-- SUPPLIED ENTRIES --
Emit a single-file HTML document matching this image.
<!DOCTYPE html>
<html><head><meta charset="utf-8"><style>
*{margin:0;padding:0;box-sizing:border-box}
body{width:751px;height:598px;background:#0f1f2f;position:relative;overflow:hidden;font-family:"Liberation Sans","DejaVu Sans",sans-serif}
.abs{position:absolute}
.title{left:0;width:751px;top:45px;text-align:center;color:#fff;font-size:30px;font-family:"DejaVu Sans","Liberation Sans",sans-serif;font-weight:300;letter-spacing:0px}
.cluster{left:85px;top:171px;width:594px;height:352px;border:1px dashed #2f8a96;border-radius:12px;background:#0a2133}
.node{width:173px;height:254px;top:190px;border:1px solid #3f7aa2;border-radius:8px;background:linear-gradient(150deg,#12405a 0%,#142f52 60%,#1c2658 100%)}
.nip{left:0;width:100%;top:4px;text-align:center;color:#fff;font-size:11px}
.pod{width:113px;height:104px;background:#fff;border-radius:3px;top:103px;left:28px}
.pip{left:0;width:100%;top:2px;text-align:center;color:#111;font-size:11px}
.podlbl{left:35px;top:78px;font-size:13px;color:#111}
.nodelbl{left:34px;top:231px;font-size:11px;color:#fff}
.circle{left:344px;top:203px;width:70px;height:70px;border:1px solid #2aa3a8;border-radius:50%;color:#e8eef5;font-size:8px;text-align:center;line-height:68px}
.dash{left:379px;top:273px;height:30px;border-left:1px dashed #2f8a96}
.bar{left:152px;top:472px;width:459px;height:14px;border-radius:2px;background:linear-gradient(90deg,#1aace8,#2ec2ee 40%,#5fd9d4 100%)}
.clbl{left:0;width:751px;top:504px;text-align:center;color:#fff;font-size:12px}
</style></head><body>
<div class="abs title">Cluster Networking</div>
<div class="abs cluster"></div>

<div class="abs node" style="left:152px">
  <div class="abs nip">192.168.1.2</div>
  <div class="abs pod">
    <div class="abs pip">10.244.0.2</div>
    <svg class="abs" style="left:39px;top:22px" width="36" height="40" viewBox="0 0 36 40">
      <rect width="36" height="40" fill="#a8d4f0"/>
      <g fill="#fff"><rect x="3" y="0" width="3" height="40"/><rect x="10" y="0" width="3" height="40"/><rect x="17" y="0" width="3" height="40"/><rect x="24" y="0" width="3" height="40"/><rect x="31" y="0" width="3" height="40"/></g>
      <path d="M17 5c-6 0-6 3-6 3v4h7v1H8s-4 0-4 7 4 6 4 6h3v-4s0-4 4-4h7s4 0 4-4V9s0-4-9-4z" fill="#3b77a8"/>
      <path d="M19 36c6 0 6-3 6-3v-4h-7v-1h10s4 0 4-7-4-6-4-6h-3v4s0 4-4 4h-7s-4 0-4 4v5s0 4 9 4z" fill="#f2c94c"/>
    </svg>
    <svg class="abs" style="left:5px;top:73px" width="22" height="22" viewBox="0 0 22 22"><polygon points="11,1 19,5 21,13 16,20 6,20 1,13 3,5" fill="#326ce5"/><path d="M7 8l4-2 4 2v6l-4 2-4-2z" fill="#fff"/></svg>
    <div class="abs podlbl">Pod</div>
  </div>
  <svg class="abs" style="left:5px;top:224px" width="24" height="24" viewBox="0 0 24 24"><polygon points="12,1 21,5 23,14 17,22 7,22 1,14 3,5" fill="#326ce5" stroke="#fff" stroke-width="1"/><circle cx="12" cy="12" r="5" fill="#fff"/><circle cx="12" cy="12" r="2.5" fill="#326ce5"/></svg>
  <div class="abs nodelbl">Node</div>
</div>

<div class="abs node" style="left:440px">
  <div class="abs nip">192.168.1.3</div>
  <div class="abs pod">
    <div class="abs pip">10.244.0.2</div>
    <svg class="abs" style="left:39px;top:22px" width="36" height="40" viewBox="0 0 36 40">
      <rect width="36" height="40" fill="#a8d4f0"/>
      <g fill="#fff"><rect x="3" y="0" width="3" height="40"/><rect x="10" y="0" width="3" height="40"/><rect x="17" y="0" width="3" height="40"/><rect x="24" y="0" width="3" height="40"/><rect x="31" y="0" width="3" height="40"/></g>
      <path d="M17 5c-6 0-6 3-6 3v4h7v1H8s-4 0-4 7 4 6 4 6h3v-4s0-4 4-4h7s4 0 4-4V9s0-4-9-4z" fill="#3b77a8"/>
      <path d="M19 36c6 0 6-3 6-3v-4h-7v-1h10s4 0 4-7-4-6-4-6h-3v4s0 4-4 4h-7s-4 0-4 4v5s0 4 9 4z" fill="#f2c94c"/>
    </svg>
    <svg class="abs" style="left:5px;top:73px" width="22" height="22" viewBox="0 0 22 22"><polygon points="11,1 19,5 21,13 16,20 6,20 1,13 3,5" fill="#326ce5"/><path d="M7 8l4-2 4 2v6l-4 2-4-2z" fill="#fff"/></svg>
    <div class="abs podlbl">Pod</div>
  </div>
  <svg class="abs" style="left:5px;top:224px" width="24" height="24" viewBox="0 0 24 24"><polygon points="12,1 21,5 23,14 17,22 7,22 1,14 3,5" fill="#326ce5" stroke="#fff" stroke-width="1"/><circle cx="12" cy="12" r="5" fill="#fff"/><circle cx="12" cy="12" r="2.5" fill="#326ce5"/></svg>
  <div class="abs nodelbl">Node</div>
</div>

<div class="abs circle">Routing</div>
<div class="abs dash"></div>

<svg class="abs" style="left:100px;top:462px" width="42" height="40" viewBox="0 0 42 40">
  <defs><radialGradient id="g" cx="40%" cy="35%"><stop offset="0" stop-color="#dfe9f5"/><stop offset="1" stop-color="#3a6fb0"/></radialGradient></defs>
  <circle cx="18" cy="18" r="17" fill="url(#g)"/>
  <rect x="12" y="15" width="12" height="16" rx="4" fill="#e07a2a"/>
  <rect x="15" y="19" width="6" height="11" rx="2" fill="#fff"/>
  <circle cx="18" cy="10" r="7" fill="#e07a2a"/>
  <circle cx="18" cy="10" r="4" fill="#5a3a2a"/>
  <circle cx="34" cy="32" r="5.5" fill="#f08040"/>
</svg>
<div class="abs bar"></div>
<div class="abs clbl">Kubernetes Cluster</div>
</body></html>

==

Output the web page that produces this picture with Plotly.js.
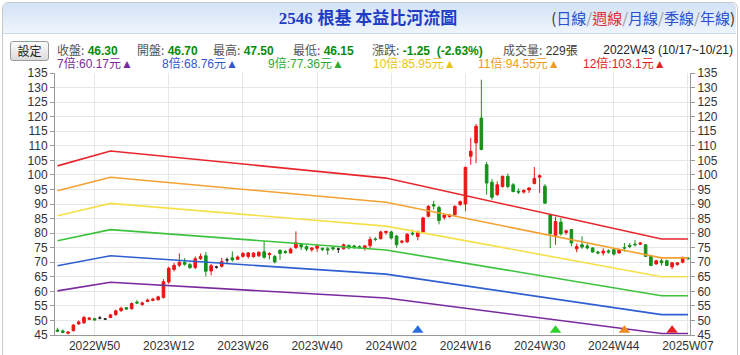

-- WHAT NEEDS TO BE DONE --
Search the listing for the string "this". Copy each line where it turns up.

-- EXERCISE RESPONSE --
Emit a single-file HTML document matching this image.
Output the web page that produces this picture with Plotly.js.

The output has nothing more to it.